## [Data segment]
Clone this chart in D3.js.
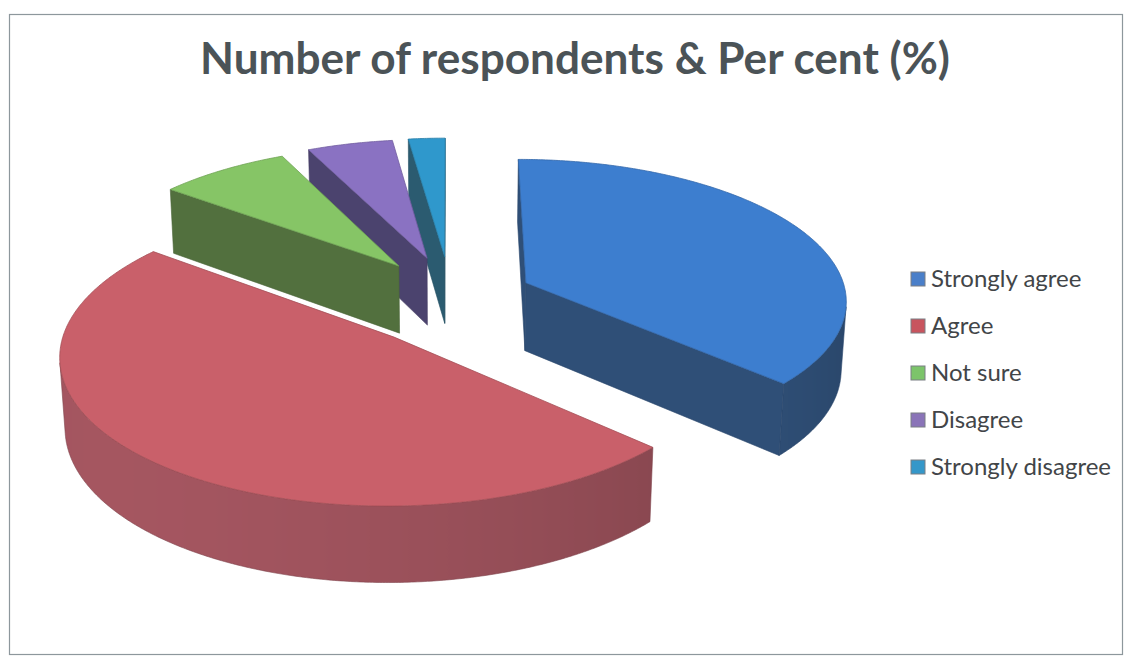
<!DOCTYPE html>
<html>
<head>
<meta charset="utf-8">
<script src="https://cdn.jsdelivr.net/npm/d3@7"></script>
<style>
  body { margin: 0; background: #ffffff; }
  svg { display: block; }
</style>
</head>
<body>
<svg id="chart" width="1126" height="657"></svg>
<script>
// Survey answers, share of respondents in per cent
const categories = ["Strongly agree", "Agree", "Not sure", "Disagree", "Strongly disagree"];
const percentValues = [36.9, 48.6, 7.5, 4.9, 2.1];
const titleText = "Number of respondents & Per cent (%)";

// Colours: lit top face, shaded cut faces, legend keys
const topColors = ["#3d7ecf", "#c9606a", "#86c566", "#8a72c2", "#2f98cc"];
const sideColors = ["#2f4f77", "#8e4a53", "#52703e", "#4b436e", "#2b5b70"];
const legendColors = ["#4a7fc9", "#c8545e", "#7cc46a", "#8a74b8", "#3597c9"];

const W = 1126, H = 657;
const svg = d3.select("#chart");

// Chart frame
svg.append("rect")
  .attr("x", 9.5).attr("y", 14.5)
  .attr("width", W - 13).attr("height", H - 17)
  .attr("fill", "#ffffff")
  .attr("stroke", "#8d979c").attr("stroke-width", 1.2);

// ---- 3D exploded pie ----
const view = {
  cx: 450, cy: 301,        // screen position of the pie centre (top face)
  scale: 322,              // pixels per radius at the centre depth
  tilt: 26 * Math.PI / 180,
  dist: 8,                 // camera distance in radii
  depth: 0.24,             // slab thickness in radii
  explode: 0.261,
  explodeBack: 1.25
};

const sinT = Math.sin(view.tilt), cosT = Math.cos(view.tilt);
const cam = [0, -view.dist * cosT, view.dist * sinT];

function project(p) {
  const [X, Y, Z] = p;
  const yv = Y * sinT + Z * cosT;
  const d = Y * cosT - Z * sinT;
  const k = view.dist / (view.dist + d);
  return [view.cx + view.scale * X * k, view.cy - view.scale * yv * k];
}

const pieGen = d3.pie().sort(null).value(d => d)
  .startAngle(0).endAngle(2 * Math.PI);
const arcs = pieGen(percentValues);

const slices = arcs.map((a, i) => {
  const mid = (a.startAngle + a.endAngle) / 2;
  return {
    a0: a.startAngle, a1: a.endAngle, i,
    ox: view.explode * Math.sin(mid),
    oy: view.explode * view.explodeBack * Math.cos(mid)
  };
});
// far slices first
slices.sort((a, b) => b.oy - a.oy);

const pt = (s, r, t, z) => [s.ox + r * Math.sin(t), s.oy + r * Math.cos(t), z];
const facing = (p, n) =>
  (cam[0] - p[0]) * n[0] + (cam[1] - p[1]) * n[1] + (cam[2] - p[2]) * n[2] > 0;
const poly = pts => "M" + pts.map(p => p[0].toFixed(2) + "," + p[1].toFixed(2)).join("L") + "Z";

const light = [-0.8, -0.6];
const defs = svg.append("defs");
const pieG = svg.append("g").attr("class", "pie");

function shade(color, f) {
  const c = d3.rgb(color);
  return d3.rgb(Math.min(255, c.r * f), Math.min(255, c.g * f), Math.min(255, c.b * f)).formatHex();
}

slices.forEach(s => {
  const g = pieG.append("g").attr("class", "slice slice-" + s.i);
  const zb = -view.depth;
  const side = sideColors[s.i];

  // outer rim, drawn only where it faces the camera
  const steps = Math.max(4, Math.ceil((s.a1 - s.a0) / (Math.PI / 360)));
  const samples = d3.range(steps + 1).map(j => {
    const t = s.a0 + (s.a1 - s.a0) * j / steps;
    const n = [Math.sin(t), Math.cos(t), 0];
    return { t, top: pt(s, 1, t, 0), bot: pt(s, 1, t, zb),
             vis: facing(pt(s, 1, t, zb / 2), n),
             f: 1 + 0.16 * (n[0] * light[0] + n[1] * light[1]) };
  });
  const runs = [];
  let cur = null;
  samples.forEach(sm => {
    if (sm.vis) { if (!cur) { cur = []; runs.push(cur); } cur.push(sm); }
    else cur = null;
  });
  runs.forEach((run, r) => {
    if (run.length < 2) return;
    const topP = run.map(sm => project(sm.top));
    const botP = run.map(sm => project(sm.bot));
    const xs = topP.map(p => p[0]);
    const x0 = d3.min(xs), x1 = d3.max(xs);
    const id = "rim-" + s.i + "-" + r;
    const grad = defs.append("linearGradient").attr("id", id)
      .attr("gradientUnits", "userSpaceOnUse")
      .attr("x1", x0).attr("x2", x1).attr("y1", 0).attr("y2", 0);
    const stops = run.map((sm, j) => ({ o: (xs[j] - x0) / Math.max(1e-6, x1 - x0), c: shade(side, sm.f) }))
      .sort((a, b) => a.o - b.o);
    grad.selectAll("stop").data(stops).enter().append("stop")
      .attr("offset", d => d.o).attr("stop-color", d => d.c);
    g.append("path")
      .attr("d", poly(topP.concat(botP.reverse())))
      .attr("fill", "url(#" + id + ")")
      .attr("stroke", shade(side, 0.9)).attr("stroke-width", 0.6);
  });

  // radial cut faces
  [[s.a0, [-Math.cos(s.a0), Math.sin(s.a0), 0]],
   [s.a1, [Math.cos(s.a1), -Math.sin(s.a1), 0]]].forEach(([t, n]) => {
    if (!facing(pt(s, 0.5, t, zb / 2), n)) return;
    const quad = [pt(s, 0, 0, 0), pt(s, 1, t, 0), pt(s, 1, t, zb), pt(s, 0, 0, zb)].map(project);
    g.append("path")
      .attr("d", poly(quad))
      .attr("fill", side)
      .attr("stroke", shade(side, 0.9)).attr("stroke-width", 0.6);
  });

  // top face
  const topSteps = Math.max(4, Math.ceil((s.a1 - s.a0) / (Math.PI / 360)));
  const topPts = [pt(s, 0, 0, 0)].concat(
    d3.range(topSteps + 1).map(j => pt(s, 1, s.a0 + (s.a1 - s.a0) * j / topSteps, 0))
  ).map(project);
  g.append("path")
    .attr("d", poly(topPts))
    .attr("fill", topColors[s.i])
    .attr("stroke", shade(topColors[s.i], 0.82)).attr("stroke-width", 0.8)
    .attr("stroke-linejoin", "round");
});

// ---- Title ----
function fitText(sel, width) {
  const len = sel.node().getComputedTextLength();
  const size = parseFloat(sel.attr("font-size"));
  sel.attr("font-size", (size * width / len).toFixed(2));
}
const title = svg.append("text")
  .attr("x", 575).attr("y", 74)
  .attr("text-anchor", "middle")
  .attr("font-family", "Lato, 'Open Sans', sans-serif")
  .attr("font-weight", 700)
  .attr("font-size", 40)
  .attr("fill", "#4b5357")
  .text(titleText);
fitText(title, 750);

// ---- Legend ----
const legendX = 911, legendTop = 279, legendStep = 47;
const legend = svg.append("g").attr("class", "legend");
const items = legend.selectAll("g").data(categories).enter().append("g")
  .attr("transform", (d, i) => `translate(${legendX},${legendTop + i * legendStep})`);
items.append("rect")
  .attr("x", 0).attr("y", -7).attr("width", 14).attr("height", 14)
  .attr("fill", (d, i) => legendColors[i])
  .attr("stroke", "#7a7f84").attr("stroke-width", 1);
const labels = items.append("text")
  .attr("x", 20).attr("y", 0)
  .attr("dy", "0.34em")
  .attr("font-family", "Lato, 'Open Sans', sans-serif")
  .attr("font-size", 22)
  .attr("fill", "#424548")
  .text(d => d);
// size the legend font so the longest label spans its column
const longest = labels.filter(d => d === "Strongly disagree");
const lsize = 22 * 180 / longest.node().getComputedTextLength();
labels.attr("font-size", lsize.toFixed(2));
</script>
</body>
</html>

## [Aim of the task]
Set down the material exactly, every line of it, except for the pictures.

## [Result]
Clone this chart in D3.js.
<!DOCTYPE html>
<html>
<head>
<meta charset="utf-8">
<script src="https://cdn.jsdelivr.net/npm/d3@7"></script>
<style>
  body { margin: 0; background: #ffffff; }
  svg { display: block; }
</style>
</head>
<body>
<svg id="chart" width="1126" height="657"></svg>
<script>
// Survey answers, share of respondents in per cent
const categories = ["Strongly agree", "Agree", "Not sure", "Disagree", "Strongly disagree"];
const percentValues = [36.9, 48.6, 7.5, 4.9, 2.1];
const titleText = "Number of respondents & Per cent (%)";

// Colours: lit top face, shaded cut faces, legend keys
const topColors = ["#3d7ecf", "#c9606a", "#86c566", "#8a72c2", "#2f98cc"];
const sideColors = ["#2f4f77", "#8e4a53", "#52703e", "#4b436e", "#2b5b70"];
const legendColors = ["#4a7fc9", "#c8545e", "#7cc46a", "#8a74b8", "#3597c9"];

const W = 1126, H = 657;
const svg = d3.select("#chart");

// Chart frame
svg.append("rect")
  .attr("x", 9.5).attr("y", 14.5)
  .attr("width", W - 13).attr("height", H - 17)
  .attr("fill", "#ffffff")
  .attr("stroke", "#8d979c").attr("stroke-width", 1.2);

// ---- 3D exploded pie ----
const view = {
  cx: 450, cy: 301,        // screen position of the pie centre (top face)
  scale: 322,              // pixels per radius at the centre depth
  tilt: 26 * Math.PI / 180,
  dist: 8,                 // camera distance in radii
  depth: 0.24,             // slab thickness in radii
  explode: 0.261,
  explodeBack: 1.25
};

const sinT = Math.sin(view.tilt), cosT = Math.cos(view.tilt);
const cam = [0, -view.dist * cosT, view.dist * sinT];

function project(p) {
  const [X, Y, Z] = p;
  const yv = Y * sinT + Z * cosT;
  const d = Y * cosT - Z * sinT;
  const k = view.dist / (view.dist + d);
  return [view.cx + view.scale * X * k, view.cy - view.scale * yv * k];
}

const pieGen = d3.pie().sort(null).value(d => d)
  .startAngle(0).endAngle(2 * Math.PI);
const arcs = pieGen(percentValues);

const slices = arcs.map((a, i) => {
  const mid = (a.startAngle + a.endAngle) / 2;
  return {
    a0: a.startAngle, a1: a.endAngle, i,
    ox: view.explode * Math.sin(mid),
    oy: view.explode * view.explodeBack * Math.cos(mid)
  };
});
// far slices first
slices.sort((a, b) => b.oy - a.oy);

const pt = (s, r, t, z) => [s.ox + r * Math.sin(t), s.oy + r * Math.cos(t), z];
const facing = (p, n) =>
  (cam[0] - p[0]) * n[0] + (cam[1] - p[1]) * n[1] + (cam[2] - p[2]) * n[2] > 0;
const poly = pts => "M" + pts.map(p => p[0].toFixed(2) + "," + p[1].toFixed(2)).join("L") + "Z";

const light = [-0.8, -0.6];
const defs = svg.append("defs");
const pieG = svg.append("g").attr("class", "pie");

function shade(color, f) {
  const c = d3.rgb(color);
  return d3.rgb(Math.min(255, c.r * f), Math.min(255, c.g * f), Math.min(255, c.b * f)).formatHex();
}

slices.forEach(s => {
  const g = pieG.append("g").attr("class", "slice slice-" + s.i);
  const zb = -view.depth;
  const side = sideColors[s.i];

  // outer rim, drawn only where it faces the camera
  const steps = Math.max(4, Math.ceil((s.a1 - s.a0) / (Math.PI / 360)));
  const samples = d3.range(steps + 1).map(j => {
    const t = s.a0 + (s.a1 - s.a0) * j / steps;
    const n = [Math.sin(t), Math.cos(t), 0];
    return { t, top: pt(s, 1, t, 0), bot: pt(s, 1, t, zb),
             vis: facing(pt(s, 1, t, zb / 2), n),
             f: 1 + 0.16 * (n[0] * light[0] + n[1] * light[1]) };
  });
  const runs = [];
  let cur = null;
  samples.forEach(sm => {
    if (sm.vis) { if (!cur) { cur = []; runs.push(cur); } cur.push(sm); }
    else cur = null;
  });
  runs.forEach((run, r) => {
    if (run.length < 2) return;
    const topP = run.map(sm => project(sm.top));
    const botP = run.map(sm => project(sm.bot));
    const xs = topP.map(p => p[0]);
    const x0 = d3.min(xs), x1 = d3.max(xs);
    const id = "rim-" + s.i + "-" + r;
    const grad = defs.append("linearGradient").attr("id", id)
      .attr("gradientUnits", "userSpaceOnUse")
      .attr("x1", x0).attr("x2", x1).attr("y1", 0).attr("y2", 0);
    const stops = run.map((sm, j) => ({ o: (xs[j] - x0) / Math.max(1e-6, x1 - x0), c: shade(side, sm.f) }))
      .sort((a, b) => a.o - b.o);
    grad.selectAll("stop").data(stops).enter().append("stop")
      .attr("offset", d => d.o).attr("stop-color", d => d.c);
    g.append("path")
      .attr("d", poly(topP.concat(botP.reverse())))
      .attr("fill", "url(#" + id + ")")
      .attr("stroke", shade(side, 0.9)).attr("stroke-width", 0.6);
  });

  // radial cut faces
  [[s.a0, [-Math.cos(s.a0), Math.sin(s.a0), 0]],
   [s.a1, [Math.cos(s.a1), -Math.sin(s.a1), 0]]].forEach(([t, n]) => {
    if (!facing(pt(s, 0.5, t, zb / 2), n)) return;
    const quad = [pt(s, 0, 0, 0), pt(s, 1, t, 0), pt(s, 1, t, zb), pt(s, 0, 0, zb)].map(project);
    g.append("path")
      .attr("d", poly(quad))
      .attr("fill", side)
      .attr("stroke", shade(side, 0.9)).attr("stroke-width", 0.6);
  });

  // top face
  const topSteps = Math.max(4, Math.ceil((s.a1 - s.a0) / (Math.PI / 360)));
  const topPts = [pt(s, 0, 0, 0)].concat(
    d3.range(topSteps + 1).map(j => pt(s, 1, s.a0 + (s.a1 - s.a0) * j / topSteps, 0))
  ).map(project);
  g.append("path")
    .attr("d", poly(topPts))
    .attr("fill", topColors[s.i])
    .attr("stroke", shade(topColors[s.i], 0.82)).attr("stroke-width", 0.8)
    .attr("stroke-linejoin", "round");
});

// ---- Title ----
function fitText(sel, width) {
  const len = sel.node().getComputedTextLength();
  const size = parseFloat(sel.attr("font-size"));
  sel.attr("font-size", (size * width / len).toFixed(2));
}
const title = svg.append("text")
  .attr("x", 575).attr("y", 74)
  .attr("text-anchor", "middle")
  .attr("font-family", "Lato, 'Open Sans', sans-serif")
  .attr("font-weight", 700)
  .attr("font-size", 40)
  .attr("fill", "#4b5357")
  .text(titleText);
fitText(title, 750);

// ---- Legend ----
const legendX = 911, legendTop = 279, legendStep = 47;
const legend = svg.append("g").attr("class", "legend");
const items = legend.selectAll("g").data(categories).enter().append("g")
  .attr("transform", (d, i) => `translate(${legendX},${legendTop + i * legendStep})`);
items.append("rect")
  .attr("x", 0).attr("y", -7).attr("width", 14).attr("height", 14)
  .attr("fill", (d, i) => legendColors[i])
  .attr("stroke", "#7a7f84").attr("stroke-width", 1);
const labels = items.append("text")
  .attr("x", 20).attr("y", 0)
  .attr("dy", "0.34em")
  .attr("font-family", "Lato, 'Open Sans', sans-serif")
  .attr("font-size", 22)
  .attr("fill", "#424548")
  .text(d => d);
// size the legend font so the longest label spans its column
const longest = labels.filter(d => d === "Strongly disagree");
const lsize = 22 * 180 / longest.node().getComputedTextLength();
labels.attr("font-size", lsize.toFixed(2));
</script>
</body>
</html>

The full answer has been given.